_mm_maskz_dpbusds_epi32
Classification
AVX-512, Arithmetic, CPUID Test: AVX512_VNNI
Header File
immintrin.h
Instruction
VPDPBUSDS xmm {z}, xmm, xmm
Synopsis
 _mm_maskz_dpbusds_epi32(__mmask8 k, __m128i src, __m128i a, __m128i b);
Description
Multiply groups of 4 adjacent pairs of unsigned 8-bit integers in "a" with corresponding signed 8-bit integers in "b", producing 4 intermediate signed 16-bit results. Sum these 4 results with the corresponding 32-bit integer in "src" using signed saturation, and store the packed 32-bit results in "dst" using zeromask "k" (elements are zeroed out when the corresponding mask bit is not set).
Operation
FOR j := 0 to 3
	IF k[j]
		tmp1.word := Signed(ZeroExtend16(a.byte[4*j]) * SignExtend16(b.byte[4*j]))

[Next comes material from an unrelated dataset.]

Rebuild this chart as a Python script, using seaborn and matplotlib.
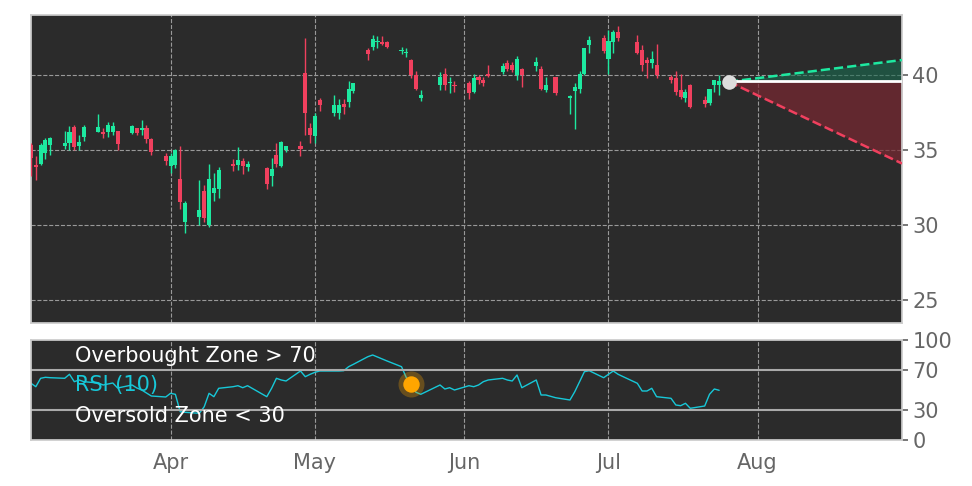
import numpy as np
import pandas as pd
import matplotlib
matplotlib.use("Agg")
import matplotlib.pyplot as plt
import matplotlib.dates as mdates
import seaborn as sns

holidays = ["2025-04-18", "2025-05-26", "2025-06-19", "2025-07-04"]
dates = [d for d in pd.bdate_range("2025-03-03", "2025-07-24") if d.strftime("%Y-%m-%d") not in holidays]

opens = [35.33,33.97,34.07,34.8,35.33, 35.3,35.45,36.56,35.27,35.9, 36.22,36.15,36.22,36.22,36.27,
         36.15,36.45,36.35,36.45,35.73, 34.6,33.96,34.0,33.07,30.2, 30.56,32.27,30.0,32.15,32.4,
         34.1,34.0,34.27,33.9, 33.78,33.3,34.67,33.95,35.0, 35.27,40.15,36.5,35.95,38.33,
         37.45,37.45,38.1,38.22,38.95, 41.67,41.9,42.2,42.2,42.2, 41.6,41.45,41.0,40.0,38.5,
         39.33,40.1,39.45,39.33, 39.5,38.9,39.9,39.67,40.1, 40.2,40.8,40.7,40.0,40.4,
         40.6,40.4,39.0,39.85, 38.5,38.95,39.1,40.07,42.0, 42.45,41.05,42.2,42.9,
         42.2,41.67,41.0,40.8,40.7, 39.85,39.78,39.0,38.5,39.33, 38.33,38.15,39.33,39.33]
closes = [34.44,33.9,35.33,35.67,35.78, 35.45,36.22,35.22,35.56,36.56, 36.56,36.1,36.67,36.6,35.4,
          36.6,36.15,36.45,35.73,34.9, 34.3,34.6,35.0,31.55,31.5, 31.0,30.5,33.1,32.45,33.67,
          33.95,34.33,33.95,34.07, 32.73,33.73,34.07,35.55,35.27, 35.1,37.45,36.0,37.3,38.0,
          38.0,38.0,37.9,39.1,39.45, 41.4,42.4,42.3,42.1,41.9, 41.7,41.55,40.0,39.1,38.7,
          39.85,39.33,39.55,39.25, 38.8,39.8,39.67,39.5,39.95, 40.6,40.4,40.33,41.1,40.0,
          40.85,39.1,39.33,38.8, 38.6,39.2,40.05,41.78,42.33, 41.6,42.3,42.9,42.45,
          41.5,40.67,40.8,41.05,40.0, 39.67,38.9,38.55,38.9,37.85, 38.1,39.05,39.7,39.6]
highs = [35.5,34.6,35.5,35.8,35.9, 36.3,36.6,36.7,36.0,36.7, 37.4,36.5,36.9,36.9,36.3,
         36.7,36.5,37.0,36.7,35.8, 34.8,34.8,35.1,35.3,31.6, 33.0,32.7,34.1,33.5,33.9,
         34.4,35.2,34.5,34.3, 33.9,34.5,35.5,35.6,35.3, 35.6,42.5,36.8,37.5,38.5,
         38.7,38.4,38.4,39.6,39.5, 41.8,42.7,42.6,42.6,42.3, 41.9,41.8,41.1,40.3,39.0,
         40.2,40.5,39.9,39.6, 39.6,40.1,40.0,39.9,40.7, 40.8,41.0,40.9,41.3,40.5,
         41.2,40.6,39.9,39.9, 38.7,39.5,40.3,41.8,42.6, 42.7,43.0,43.0,43.3,
         42.7,42.0,41.2,41.6,42.1, 40.0,40.3,40.1,39.1,39.4, 38.6,39.1,39.7,40.0]
lows = [33.3,33.0,34.0,34.4,34.7, 35.1,35.0,35.0,35.0,35.6, 36.2,35.8,35.9,36.0,35.0,
        36.1,36.0,36.0,35.5,34.7, 34.0,33.5,33.8,31.1,29.5, 30.0,30.2,29.9,31.6,31.8,
        33.6,33.7,33.4,33.6, 32.4,32.6,33.9,33.9,34.9, 34.6,36.0,35.5,35.5,37.6,
        37.3,37.1,37.4,37.9,38.8, 41.0,41.7,41.8,42.0,41.8, 41.4,41.2,39.8,39.0,38.3,
        39.0,39.0,38.8,38.9, 38.4,38.8,39.4,39.3,39.9, 40.1,40.3,40.2,39.7,39.2,
        40.3,39.0,38.9,38.7, 37.4,36.4,38.8,40.0,41.5, 41.5,40.1,41.5,42.3,
        41.4,40.3,39.8,40.5,39.8, 39.5,38.7,38.4,38.2,37.8, 37.9,38.0,38.9,38.7]
rsi = [56.7,53.3,61.7,62.7,62.3, 61.7,65.7,58.3,60.0,58.3, 57,55,56,57,52,
       55,52,50,47,44, 43,46.7,45.7,28.3,27.7, 26.7,33.3,46.7,43.3,51.7,
       53.3,54.3,52.3,54.3, 43.3,51.7,61.7,60.0,59.0, 69,63.3,65.7,67.7,69,
       69,69,69.3,73.3,75.7, 83.3,85,83,81,79, 73.3,62.3,55,47.7,45.7,
       55,51,52.3,50, 54.3,53.3,55,58.3,60, 61.7,60,59,65,52.3,
       60,45,45,42.3, 40,48.3,58.3,68.3,69.3, 62.3,65.7,69,65.7,
       56.7,49,49,51.7,43.3, 41.7,35,34.3,36.7,31.7, 34,45.7,51,49.7]

proj_date = pd.Timestamp("2025-07-26")
end_date = pd.Timestamp("2025-08-31")
last_price = 39.55
upper_end, lower_end, flat = 41.0, 34.1, 39.6
dot_date = pd.Timestamp("2025-05-21")
dot_rsi = 56

sns.set_theme(style="dark")
plt.rcParams['font.family'] = ['DejaVu Sans']
bg = "#2b2b2b"
green, red = "#1de9a0", "#f0405e"
fig = plt.figure(figsize=(9.72, 4.86), dpi=100)
ax = fig.add_axes([31/972, 1-323/486, 871/972, 308/486])
ax2 = fig.add_axes([31/972, 1-440/486, 871/972, 100/486], sharex=ax)
for a in (ax, ax2):
    a.set_facecolor(bg)
    for s in a.spines.values():
        s.set_color("#cccccc")
    a.yaxis.tick_right()
    a.tick_params(axis="y", colors="#666666", labelsize=15, length=4, left=False, right=True)
    a.tick_params(axis="x", colors="#666666", labelsize=15)

df = pd.DataFrame({"date": dates, "open": opens, "close": closes, "high": highs, "low": lows, "rsi": rsi})
xs = mdates.date2num(df["date"])
cols = [green if c >= o else red for o, c in zip(df["open"], df["close"])]
ax.vlines(xs, df["low"], df["high"], colors=cols, lw=1, zorder=3)
body = np.maximum(np.abs(df["close"] - df["open"]), 0.08)
ax.bar(xs, body, bottom=np.minimum(df["open"], df["close"]), width=0.85, color=cols,
       linewidth=0, edgecolor="none", zorder=4)

px = mdates.date2num([proj_date, end_date])
ax.fill_between(px, [last_price, flat], [last_price, upper_end], color="#1a6b50", alpha=0.6, zorder=2, lw=0)
ax.fill_between(px, [last_price, lower_end], [last_price, flat], color="#7a2832", alpha=0.7, zorder=2, lw=0)
ax.plot(px, [last_price, upper_end], ls="--", color=green, lw=1.8, zorder=5)
ax.plot(px, [last_price, lower_end], ls="--", color=red, lw=1.8, zorder=5)
ax.plot(px, [flat, flat], color="white", lw=2, zorder=5)
ax.scatter([px[0]], [last_price], s=110, color="#dddddd", zorder=6, linewidth=0)

ax.set_ylim(23.47, 44)
ax.set_yticks([25, 30, 35, 40])
ax.set_xlim(mdates.date2num(pd.Timestamp("2025-03-03")), px[1])
ax.grid(True, color="#999999", ls="--", lw=0.8)
ax.tick_params(axis="x", labelbottom=False)

sns.lineplot(x=xs, y=df["rsi"].values, ax=ax2, color="#17c8d8", lw=1)
ax2.axhline(70, color="#aaaaaa", lw=1.5)
ax2.axhline(30, color="#aaaaaa", lw=1.5)
ax2.scatter([mdates.date2num(dot_date)], [dot_rsi], s=350, color="#f5a000", alpha=0.3, zorder=5, linewidth=0)
ax2.scatter([mdates.date2num(dot_date)], [dot_rsi], s=140, color="#ffa500", zorder=6, linewidth=0)
ax2.set_ylim(0, 100)
ax2.set_yticks([0, 30, 70, 100])
ax2.grid(True, axis="x", color="#999999", ls="--", lw=0.8)
ax2.xaxis.set_major_locator(mdates.MonthLocator())
ax2.xaxis.set_major_formatter(mdates.DateFormatter("%b"))
ax2.xaxis.set_minor_locator(mdates.MonthLocator(bymonthday=15))
ax2.tick_params(axis="x", which="minor", length=4, colors="#666666")
ax2.tick_params(axis="x", which="major", length=6)
ax2.text(0.05, 0.84, "Overbought Zone > 70", transform=ax2.transAxes, color="white", fontsize=15, va="center", zorder=7)
ax2.text(0.05, 0.55, "RSI (10)", transform=ax2.transAxes, color="#17c8d8", fontsize=15, va="center", zorder=7)
ax2.text(0.05, 0.24, "Oversold Zone < 30", transform=ax2.transAxes, color="white", fontsize=15, va="center", zorder=7)
ax2.set_xlabel("")
fig.savefig("out.png", dpi=100, facecolor="white")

		tmp2.word := Signed(ZeroExtend16(a.byte[4*j+1]) * SignExtend16(b.byte[4*j+1]))
		tmp3.word := Signed(ZeroExtend16(a.byte[4*j+2]) * SignExtend16(b.byte[4*j+2]))
		tmp4.word := Signed(ZeroExtend16(a.byte[4*j+3]) * SignExtend16(b.byte[4*j+3]))
		dst.dword[j] := Saturate32(src.dword[j] + tmp1 + tmp2 + tmp3 + tmp4)
	ELSE
		dst.dword[j] := 0
	FI
ENDFOR
dst[MAX:128] := 0